If lower import tariffs and farm subsidies can be criticised as policies to improve affordability for lower income groups, what else might be tried? Some economists are now making the case for the government to use fiscal policy at a macro level to offer a guaranteed basic income to all families perhaps targeted at those households in the bottom two quintiles of the income distribution. This intervention would take the form of an unconditional cash transfer from the government. It would have a direct effect on the disposable incomes of relatively poorer families who would then be able to afford to eat more and perhaps buy healthier foods to improve nutrition. The idea of a basic income has attracted growing support in recent years and there are currently pilot studies in Brazil, Kenya, Finland and Canada. A variant on this scheme would be to provide a universal income through food stamps so that the transfer would have to be allocated towards buying foods. In the same vein, the government might decide to raise the minimum wage in the labour market or lift the state pension - all these strategies are designed to have a direct (positive) impact on the effective demand of families on low incomes.

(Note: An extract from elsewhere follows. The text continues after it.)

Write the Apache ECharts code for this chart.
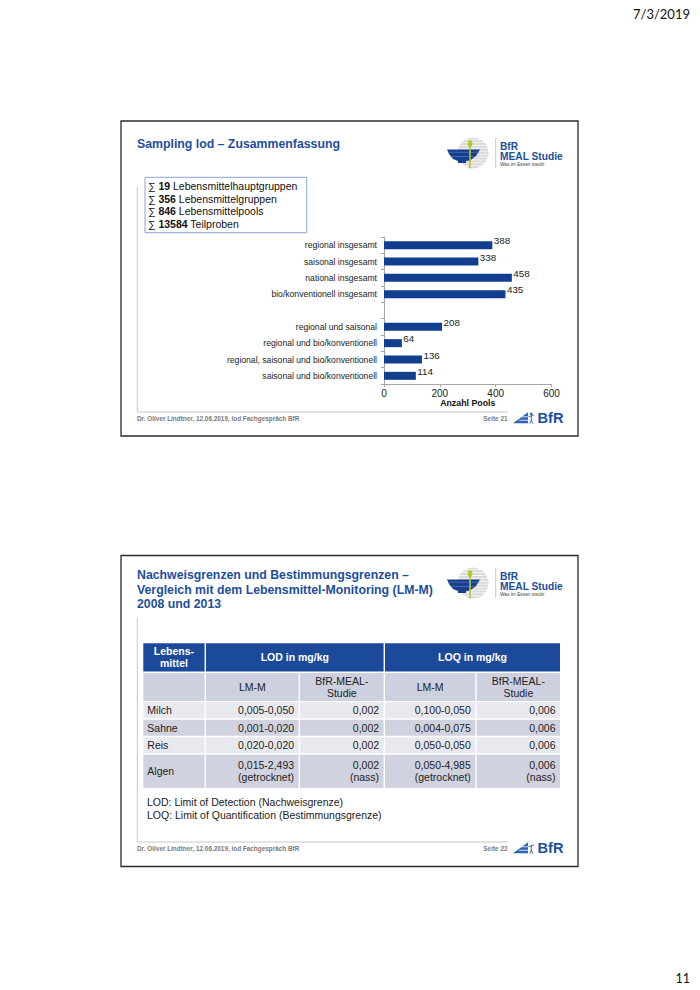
<!DOCTYPE html>
<html><head><meta charset="utf-8">
<script src="https://cdn.jsdelivr.net/npm/echarts@6/dist/echarts.min.js"></script>
<style>html,body{margin:0;padding:0;background:#fff}#c{width:700px;height:990px}</style>
</head><body><div id="c"></div>
<script>
// ---------- data ----------
const categories = ['regional insgesamt','saisonal insgesamt','national insgesamt','bio/konventionell insgesamt','','regional und saisonal','regional und bio/konventionell','regional, saisonal und bio/konventionell','saisonal und bio/konventionell'];
const poolCounts = [388,338,458,435,null,208,64,136,114];
const xTickMin = 0, xTickMax = 600, xTickStep = 200;
const xAxisName = 'Anzahl Pools';

const summaryNumbers = ['19','356','846','13584'];
const summaryLabels = ['Lebensmittelhauptgruppen','Lebensmittelgruppen','Lebensmittelpools','Teilproben'];

const slide1Title = ['Sampling lod – Zusammenfassung'];
const slide2Title = ['Nachweisgrenzen und Bestimmungsgrenzen –','Vergleich mit dem Lebensmittel-Monitoring (LM-M)','2008 und 2013'];
const footerText = 'Dr. Oliver Lindtner, 12.06.2019, lod Fachgespräch BfR';
const pageLabels = ['Seite 21','Seite 22'];
const printDate = '7/3/2019';
const printPage = '11';

const tableHeader = ['Lebens-\nmittel','LOD in mg/kg','LOQ in mg/kg'];
const tableSubHeader = ['','LM-M','BfR-MEAL-\nStudie','LM-M','BfR-MEAL-\nStudie'];
const foods = ['Milch','Sahne','Reis','Algen'];
const lodLMM = ['0,005-0,050','0,001-0,020','0,020-0,020','0,015-2,493\n(getrocknet)'];
const lodMEAL = ['0,002','0,002','0,002','0,002\n(nass)'];
const loqLMM = ['0,100-0,050','0,004-0,075','0,050-0,050','0,050-4,985\n(getrocknet)'];
const loqMEAL = ['0,006','0,006','0,006','0,006\n(nass)'];
const notes = ['LOD: Limit of Detection (Nachweisgrenze)','LOQ: Limit of Quantification (Bestimmungsgrenze)'];

// ---------- styles ----------
const FF = '"Liberation Sans", Arial, sans-serif';
const BLUE = '#1d4e9e';
const BAR = '#113e8f';

function T(x, y, text, font, fill, align, valign, extra) {
  const st = Object.assign({text: text, font: font, fill: fill || '#222',
    align: align || 'left', textAlign: align || 'left',
    verticalAlign: valign || 'middle', textVerticalAlign: valign || 'middle'}, extra || {});
  return {type: 'text', x: x, y: y, z: 10, style: st};
}
function R(x, y, w, h, style) { return {type: 'rect', shape: {x: x, y: y, width: w, height: h}, style: style, z: 5}; }
function L(x1, y1, x2, y2, stroke, lw) { return {type: 'line', shape: {x1: x1, y1: y1, x2: x2, y2: y2}, style: {stroke: stroke, lineWidth: lw || 1}, z: 6}; }

const G = [];

// print date and page number
G.push(T(690, 13.5, printDate, '13px Lato, sans-serif', '#111', 'right'));
G.push(T(690, 978, printPage, '12.5px Lato, sans-serif', '#111', 'right'));

// slide frames
G.push(R(121, 121, 457, 315, {fill: 'none', stroke: '#2a2a2a', lineWidth: 1.3}));
G.push(R(121, 555.5, 457, 311, {fill: 'none', stroke: '#2a2a2a', lineWidth: 1.3}));

// content guide lines
G.push(L(137.3, 187, 137.3, 412, '#c8c8c8', 1));
G.push(L(137.3, 412, 508, 412, '#c8c8c8', 1));
G.push(L(137.3, 618, 137.3, 842, '#c8c8c8', 1));
G.push(L(137.3, 842, 508, 842, '#c8c8c8', 1));

// titles
slide1Title.forEach((s, i) => G.push(T(137, 144.3 + i * 14.7, s, 'bold 12.3px ' + FF, BLUE)));
slide2Title.forEach((s, i) => G.push(T(137, 575 + i * 14.7, s, 'bold 12.3px ' + FF, BLUE)));

// BfR MEAL logo
function mealLogo(dy) {
  const cx = 473, cy = 153 + dy, r = 15.5;
  G.push({type: 'circle', shape: {cx: cx, cy: cy, r: r}, style: {fill: '#d9d9d9'}, z: 5});
  for (let k = -5; k <= 5; k++) {
    const yy = cy + k * 2.9 + 1.2;
    const d = Math.abs(yy - cy);
    if (d < r) {
      const hw = Math.sqrt(r * r - d * d);
      G.push(L(cx - hw, yy, cx + hw, yy, '#f4f4f4', 1.1));
    }
  }
  G.push({type: 'polygon', shape: {points: [[447, 149.5 + dy], [480, 149.5 + dy], [476, 156 + dy], [470, 160.5 + dy], [466, 161 + dy], [466, 163 + dy], [458, 163 + dy], [458, 161 + dy], [453, 159 + dy], [449, 154 + dy]]}, style: {fill: '#183f8c'}, z: 6});
  G.push(L(449, 152.3 + dy, 478.5, 152.3 + dy, '#3d6bb5', 1));
  G.push(L(452, 156.5 + dy, 475.5, 156.5 + dy, '#3d6bb5', 1));
  G.push(L(470, 146 + dy, 470, 168.5 + dy, '#b6c82a', 1.6));
  G.push({type: 'ellipse', shape: {cx: 470, cy: 143.5 + dy, rx: 2.4, ry: 3.6}, style: {fill: '#b6c82a'}, z: 7});
  G.push(L(495.7, 138 + dy, 495.7, 168 + dy, '#bdbdbd', 0.8));
  G.push(T(500, 146.7 + dy, 'BfR', 'bold 10.2px ' + FF, BLUE));
  G.push(T(500, 156.3 + dy, 'MEAL Studie', 'bold 10.2px ' + FF, BLUE));
  G.push(T(500, 164.6 + dy, 'Was im Essen steckt', '4.8px ' + FF, '#444'));
}
mealLogo(0);
mealLogo(430);

// footers
function footer(y, page) {
  G.push(T(137, y, footerText, 'bold 6.4px ' + FF, '#7a7a7a'));
  G.push(T(507.5, y, page, 'bold 6.4px ' + FF, '#7a7a7a', 'right'));
  G.push({type: 'polygon', shape: {points: [[513, y + 5], [528, y - 6], [528, y + 5]]}, style: {fill: '#2c63b3'}, z: 6});
  G.push(L(516, y - 1.5, 528, y - 1.5, '#ffffff', 0.8));
  G.push(L(519, y + 2, 528, y + 2, '#ffffff', 0.8));
  G.push({type: 'circle', shape: {cx: 531.3, cy: y - 4.5, r: 1.3}, style: {fill: '#2c63b3'}, z: 6});
  G.push(L(531.3, y - 3, 531.3, y + 1.5, '#2c63b3', 1));
  G.push(L(528.5, y - 1.5, 534.2, y - 3.5, '#2c63b3', 0.9));
  G.push(L(531.3, y + 1.5, 529.8, y + 5.5, '#2c63b3', 0.9));
  G.push(L(531.3, y + 1.5, 532.8, y + 5.5, '#2c63b3', 0.9));
  G.push(T(537.5, y, 'BfR', 'bold 14.6px ' + FF, '#1d4f9f'));
}
footer(418.3, pageLabels[0]);
footer(848.3, pageLabels[1]);

// summary box
G.push(R(145, 177.3, 161.7, 55.4, {fill: '#fff', stroke: '#8aa4d4', lineWidth: 1}));
summaryNumbers.forEach((n, i) => {
  G.push({type: 'text', x: 148, y: 186 + i * 12.7, z: 10, style: {
    text: '{n|∑ }{b|' + n + '}{n| ' + summaryLabels[i] + '}',
    align: 'left', textAlign: 'left', verticalAlign: 'middle', textVerticalAlign: 'middle',
    rich: {n: {font: '10.5px ' + FF, fill: '#111'}, b: {font: 'bold 10.5px ' + FF, fill: '#111'}}
  }});
});

// table
const colX = [143.3, 206, 300, 385, 476.7, 561.4];
const rowY = [643.3, 673, 702.3, 719.7, 737.2, 754.7, 789.5];
const gap = 1.4;
const fTab = '10.5px ' + FF, fTabB = 'bold 10.5px ' + FF;
const HEAD = '#1b4a9a', SUB = '#cdd0de', LIGHT = '#e8e9ef', DARK = '#d0d3df';
function cellRect(c0, c1, r, fill) {
  G.push(R(colX[c0], rowY[r], colX[c1] - colX[c0] - gap, rowY[r + 1] - rowY[r] - gap, {fill: fill}));
}
function cellMid(r) { return (rowY[r] + rowY[r + 1] - gap) / 2; }
// header row
cellRect(0, 1, 0, HEAD); cellRect(1, 3, 0, HEAD); cellRect(3, 5, 0, HEAD);
G.push(T((colX[0] + colX[1] - gap) / 2, cellMid(0), tableHeader[0], fTabB, '#fff', 'center', 'middle', {lineHeight: 12}));
G.push(T((colX[1] + colX[3] - gap) / 2, cellMid(0), tableHeader[1], fTabB, '#fff', 'center'));
G.push(T((colX[3] + colX[5] - gap) / 2, cellMid(0), tableHeader[2], fTabB, '#fff', 'center'));
// sub header
for (let c = 0; c < 5; c++) {
  cellRect(c, c + 1, 1, SUB);
  if (tableSubHeader[c]) G.push(T((colX[c] + colX[c + 1] - gap) / 2, cellMid(1), tableSubHeader[c], fTab, '#222', 'center', 'middle', {lineHeight: 12}));
}
// body rows
foods.forEach((f, i) => {
  const r = i + 2;
  const fill = i % 2 === 0 ? LIGHT : DARK;
  const vals = [lodLMM[i], lodMEAL[i], loqLMM[i], loqMEAL[i]];
  for (let c = 0; c < 5; c++) cellRect(c, c + 1, r, fill);
  G.push(T(colX[0] + 4, cellMid(r), f, fTab, '#222', 'left'));
  vals.forEach((v, j) => {
    G.push(T(colX[j + 2] - gap - 4.5, cellMid(r), v, fTab, '#222', 'right', 'middle', {lineHeight: 12}));
  });
});
// notes
notes.forEach((s, i) => G.push(T(147, 801.7 + i * 13.3, s, fTab, '#222')));

// ---------- chart ----------
const chart = echarts.init(document.getElementById('c'), null, {renderer: 'svg', width: 700, height: 990});
chart.setOption({
  animation: false,
  backgroundColor: '#fff',
  grid: {left: 384, top: 237, width: 167.5, height: 147, containLabel: false, outerBoundsMode: 'none'},
  xAxis: {
    type: 'value', min: xTickMin, max: xTickMax, interval: xTickStep,
    name: xAxisName, nameLocation: 'middle', nameGap: 14,
    nameTextStyle: {fontFamily: FF, fontSize: 8.8, fontWeight: 'bold', color: '#111'},
    axisLine: {show: true, lineStyle: {color: '#a6a6a6', width: 1}},
    axisTick: {show: true, length: 3, lineStyle: {color: '#a6a6a6'}},
    axisLabel: {fontFamily: FF, fontSize: 10, color: '#222', margin: 4},
    splitLine: {show: false}
  },
  yAxis: {
    type: 'category', data: categories, inverse: true,
    axisLine: {show: true, lineStyle: {color: '#a6a6a6', width: 1}},
    axisTick: {show: true, length: 3, lineStyle: {color: '#a6a6a6'}},
    axisLabel: {fontFamily: FF, fontSize: 8.6, color: '#222', margin: 7},
    splitLine: {show: false}
  },
  series: [{
    type: 'bar', data: poolCounts, barWidth: 8,
    itemStyle: {color: BAR},
    label: {show: true, position: 'right', distance: 1.5, offset: [0, -4.5],
      fontFamily: FF, fontSize: 9.8, color: '#222'}
  }],
  graphic: {elements: G}
});
</script>
</body></html>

Critics of a guaranteed basic income counter by saying that there is no certainty that households in receipt of extra income would spend it on food and that the government would be better off spending what would be an expensive programme costing hundreds of £ millions in other ways for example in cutting the cost of child care or housing. Another argument is that increasing demand for food is not necessarily the main problem for there is an enormous amount of food waste across all income levels and that food agencies should making use of behavioural nudges to persuade people to eat more healthily and cut the amount of food that is disposed of.
Ultimately food insecurity can be best addressed in the long run by having a productive farm sector, competitive retail markets for food and a willingness of a country to import the products that other nations can supply at lower prices. So, I would favour macro policies that keep markets open and encourage growers to be innovative in how they supply food to markets. Vertical farming (often in urban) areas is providing grounds for optimism in showing how affordable food can be grown with a reduced carbon footprint and close to final consumers. That said, affordability is driven not just by price but also income. A guaranteed basic income has been found to reduce malnutrition in pilot studies covering several years in countries such as Canada and Kenya. Poorer families are often hugely rational when choosing how they spend their money. A modest, regular increment to income could have powerful effects.
Figures from the Trussel Trust show that in the year to March 2018, 1,332,952 three-day emergency food supplies were delivered to people in crisis across the UK – a 13 per cent increase on last year.